Rapid ML Fundamentals Check — Recommender Systems Context
You are interviewing for a data-science role on an e‑commerce recommendation platform. The hiring manager wants quick, accurate explanations that cover definitions, math intuition, computational complexity, evaluation metrics, and practical mitigation strategies. Keep answers concise but precise, referencing equations or pseudocode where helpful.
Questions
-
Compare decision trees and random forests.
-
Explain L1 vs L2 regularization and how each combats overfitting or underfitting.
-
With one million samples, would you choose a deep neural network (DNN) or KNN? Why?
-
Is the ROC curve defined only for binary classification?

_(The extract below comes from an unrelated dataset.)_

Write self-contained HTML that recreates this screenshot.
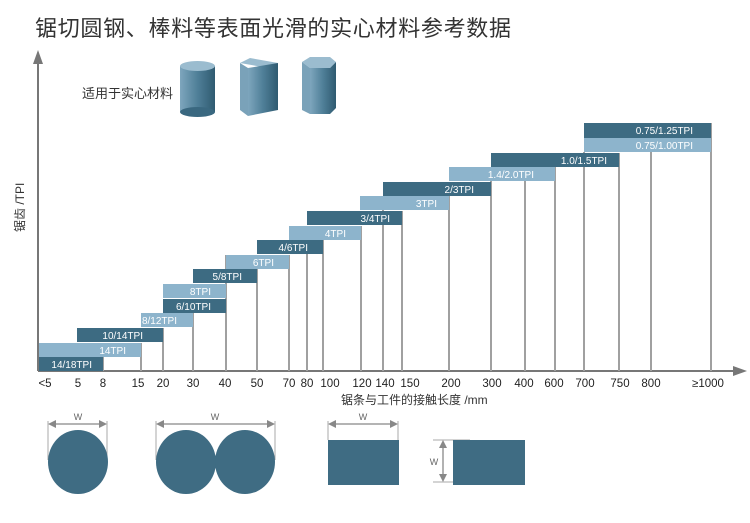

How would you plot one from a list of scores?
-
What causes training-loss oscillations and how would you address them?
-
Define data drift and describe how you would detect it in production.
-
Differentiate convex and non-convex objective functions.
-
Where do vanishing gradients typically occur in a neural network and how can you mitigate them?
-
How does increasing decision-tree depth impact inference time (linear, logarithmic, exponential)?
-
Cross-validation vs train_test_split – which is more robust and why?
-
Summarize the key ideas behind CNNs.
-
Contrast transformer encoders and decoders.
-
Explain the k-means algorithm and its assumptions.
-
What is the numeric range of cosine similarity?
-
Is logistic regression a generative or discriminative model?
-
Interpret a confusion matrix and discuss when to use ensemble methods.
-
Compare Naïve Bayes with KNN.
-
List common regularization techniques beyond L1/L2.
-
Gradient Boosting Machines vs Random Forests: strengths and weaknesses.
-
What does model calibration mean and how is it evaluated?
-
Describe the learning-to-rank problem setting.